2016-11-16 Thread Lars Volker
Thank you Tim for your response. After talking to Marcel in person I filed
https://issues.cloudera.org/browse/IMPALA-4496 to track this effort
separately.

On Tue, Nov 15, 2016 at 4:14 PM, Tim Armstrong 
wrote:

> It sounds like this is a) a lot of work to do initially and b) a lot of
> work to maintain as the thrift data structures evolve.
>
> It seems like benchmarking at that granularity might not be worth the
> hassle. It sounds like the lower-level microbenchmark you've added is maybe
> simpler.
>
> It could be very worthwhile to benchmark the combined planning + scheduling
> process, since that would presumably require less plumbing.
>
> On Fri, Nov 11, 2016 at 4:49 AM, Lars Volker  wrote:
>
> > Hi all,
> >
> > Here is a change  that implements a
> > benchmark for SimpleScheduler::ComputeScanRangeAssigment() to address
> > IMPALA-4086 .
> >
> > I would like to discuss whether it is possible to run the benchmark
> against
> > the Schedule() method instead. This would require changes to the
> scheduler
> > test utility classes in simple-scheduler-test-util.h to create a
> > TQueryExecRequest message suitable for calling Schedule().
> >
> > Currently we compute these fields before calling
> > ComputeScanRangeAssignment(), which are basically what is contained in a
> > single plan node.
> >
> > BackendConfig
> > > vector
> > > vector
> > > TQueryOptions
> >
> >
> > To build a schedule object we need to build a TQueryExecRequest, which
> has
> > 14 fields. The complex ones are:
> >
> > optional Descriptors.TDescriptorTable desc_tbl
> > > optional list fragments
> > > optional list dest_fragment_idx
> > > optional map
> > > per_node_scan_ranges
> > > optional list mt_plan_exec_info
> > > optional Results.TResultSetMetadata result_set_metadata
> > > optional TFinalizeParams finalize_params
> > > required ImpalaInternalService.TQueryCtx query_ctx
> > > optional string query_plan
> > > required list host_list
> > > optional LineageGraph.TLineageGraph lineage_graph
> >
> >
> > Some of these members have other dependencies, for example the fragments
> > have the plan inside, which has all plan nodes:
> >
> > TQueryExecRequest:
> > >  list fragments
> > >   partition.type
> > >   plan.nodes[node_id]
> > >node_id (for dcheck)
> > >node.hdfs_scan_node (can be unset)
> > >   idx (for sorting in query-schedule)
> > >  TQueryCtx query_ctx (only for query options, which we already have)
> >
> >
> > I think it makes sense to benchmark ComputeScanRangeAssignment() in
> > isolation, since its implementation is reasonably complex, i.e. not just
> > linear in the input size.

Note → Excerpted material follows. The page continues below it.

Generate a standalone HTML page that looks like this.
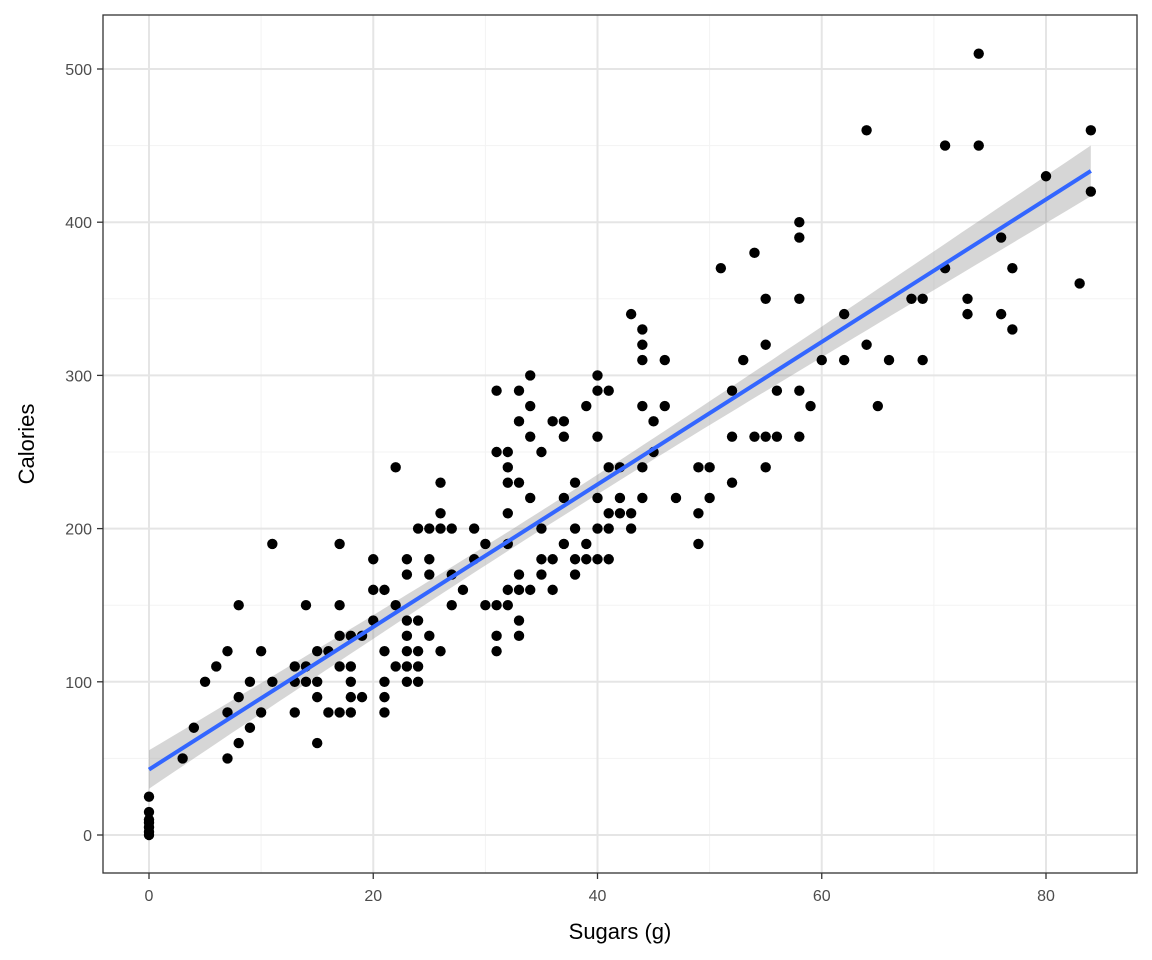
<!DOCTYPE html>
<html><head><meta charset="utf-8"><style>
body{margin:0;background:#fff;}
svg{display:block;font-family:"Liberation Sans",Arial,sans-serif;}
</style></head><body>
<svg id="chart" width="1152" height="960"></svg>
<script>
const xTicks=[0,20,40,60,80];
const yTicks=[0,100,200,300,400,500];
const xMinor=[10,30,50,70];
const yMinor=[50,150,250,350,450];
const sugars=[0,0,0,0,0,0,0,3,4,5,6,7,7,7,8,8,8,9,9,10,10,11,11,13,13,13,14,14,14,15,15,15,15,16,16,17,17,17,17,17,18,18,18,18,18,19,19,20,20,20,21,21,21,21,21,22,22,22,23,23,23,23,23,23,23,24,24,24,24,24,25,25,25,25,26,26,26,26,27,27,27,28,29,29,30,30,31,31,31,31,31,32,32,32,32,32,32,32,33,33,33,33,33,33,33,34,34,34,34,34,35,35,35,35,36,36,36,37,37,37,37,38,38,38,38,39,39,39,40,40,40,40,40,40,41,41,41,41,41,42,42,42,43,43,43,44,44,44,44,44,44,45,45,46,46,47,49,49,49,50,50,51,52,52,52,53,54,54,55,55,55,55,56,56,58,58,58,58,58,59,60,62,62,64,64,65,66,68,69,69,71,71,73,73,74,74,76,76,77,77,80,83,84,84];
const calories=[0,2,5,8,10,15,25,50,70,100,110,120,80,50,150,90,60,100,70,120,80,190,100,110,100,80,150,110,100,120,100,90,60,120,80,190,150,130,110,80,130,110,100,90,80,130,90,180,160,140,160,120,100,90,80,240,150,110,180,170,140,130,120,110,100,200,140,120,110,100,200,180,170,130,230,210,200,120,200,170,150,160,200,180,190,150,290,250,150,130,120,250,240,230,210,190,160,150,290,270,230,170,160,140,130,300,280,260,220,160,250,200,180,170,270,180,160,270,260,220,190,230,200,180,170,280,190,180,300,290,260,220,200,180,290,240,210,200,180,240,220,210,340,210,200,330,320,310,280,240,220,270,250,310,280,220,240,210,190,240,220,370,290,260,230,310,380,260,350,320,260,240,290,260,400,390,350,290,260,280,310,340,310,460,320,280,310,350,350,310,450,370,350,340,510,450,390,340,370,330,430,360,460,420];

const NS="http://www.w3.org/2000/svg";
const svg=document.getElementById('chart');
const L=103,R=1137,T=15,B=873;
const sx=v=>149+v*(1046-149)/80;
const sy=v=>835-v*(835-69)/500;
function mk(tag,attrs,parent){const e=document.createElementNS(NS,tag);for(const k in attrs)e.setAttribute(k,attrs[k]);(parent||svg).appendChild(e);return e;}

const panel=mk('rect',{x:L,y:T,width:R-L,height:B-T,fill:'#fff'});


xMinor.forEach(v=>{const l=mk('line',{x1:sx(v),x2:sx(v),y1:T,y2:B,stroke:'#f3f3f3','stroke-width':1});

});
yMinor.forEach(v=>{const l=mk('line',{x1:L,x2:R,y1:sy(v),y2:sy(v),stroke:'#f3f3f3','stroke-width':1});

});
xTicks.forEach(v=>{const l=mk('line',{x1:sx(v),x2:sx(v),y1:T,y2:B,stroke:'#e5e5e5','stroke-width':2});

});
yTicks.forEach(v=>{const l=mk('line',{x1:L,x2:R,y1:sy(v),y2:sy(v),stroke:'#e5e5e5','stroke-width':2});

});

const n=sugars.length;
const mx=sugars.reduce((a,b)=>a+b,0)/n, my=calories.reduce((a,b)=>a+b,0)/n;
let sxx=0,sxy=0;for(let i=0;i<n;i++){sxx+=(sugars[i]-mx)**2;sxy+=(sugars[i]-mx)*(calories[i]-my);}
const b1=sxy/sxx,b0=my-b1*mx;
let sse=0;for(let i=0;i<n;i++)sse+=(calories[i]-b0-b1*sugars[i])**2;
const s=Math.sqrt(sse/(n-2));
const xmin=Math.min(...sugars),xmax=Math.max(...sugars);
let up=[],lo=[];
for(let k=0;k<=80;k++){const x=xmin+(xmax-xmin)*k/80;const se=s*Math.sqrt(1/n+(x-mx)**2/sxx);const f=b0+b1*x;
up.push(sx(x).toFixed(1)+','+sy(f+1.97*se).toFixed(1));lo.unshift(sx(x).toFixed(1)+','+sy(f-1.97*se).toFixed(1));}
const band=mk('polygon',{points:up.concat(lo).join(' '),fill:'#999','fill-opacity':0.4});



for(let i=0;i<n;i++){const c=mk('circle',{cx:sx(sugars[i]),cy:sy(calories[i]),r:5.2,fill:'#000'});

}

const line=mk('line',{x1:sx(xmin),y1:sy(b0+b1*xmin),x2:sx(xmax),y2:sy(b0+b1*xmax),stroke:'#3366FF','stroke-width':4});



const border=mk('rect',{x:L,y:T,width:R-L,height:B-T,fill:'none',stroke:'#333','stroke-width':1.3});



xTicks.forEach(v=>{const t=mk('line',{x1:sx(v),x2:sx(v),y1:B,y2:B+6,stroke:'#333','stroke-width':1.3});


const tx=mk('text',{x:sx(v),y:B+28,'text-anchor':'middle','font-size':16,fill:'#4d4d4d'});tx.textContent=v;

});
yTicks.forEach(v=>{const t=mk('line',{x1:L-6,x2:L,y1:sy(v),y2:sy(v),stroke:'#333','stroke-width':1.3});


const tx=mk('text',{x:L-11,y:sy(v)+6,'text-anchor':'end','font-size':16,fill:'#4d4d4d'});tx.textContent=v;

});

const xt=mk('text',{x:(L+R)/2,y:939,'text-anchor':'middle','font-size':22,fill:'#000'});xt.textContent='Sugars (g)';


const yt=mk('text',{x:0,y:0,'text-anchor':'middle','font-size':22,fill:'#000',transform:`translate(34,${(T+B)/2}) rotate(-90)`});yt.textContent='Calories';


</script>
</body></html>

In order to benchmark Schedule(), we should
> first
> > consider writing proper unit tests for the SimpleScheduler and extend the
> > test utility code where necessary to do so.
> >
> > I curious for any feedback. Thanks, Lars
> >
>


Re: How to proceed with IMPALA-4086 (Benchmark for SimpleScheduler)

2016-11-15 Thread Tim Armstrong
It sounds like this is a) a lot of work to do initially and b) a lot of
work to maintain as the thrift data structures evolve.

It seems like benchmarking at that granularity might not be worth the
hassle. It sounds like the lower-level microbenchmark you've added is maybe
simpler.

It could be very worthwhile to benchmark the combined planning + scheduling
process, since that would presumably require less plumbing.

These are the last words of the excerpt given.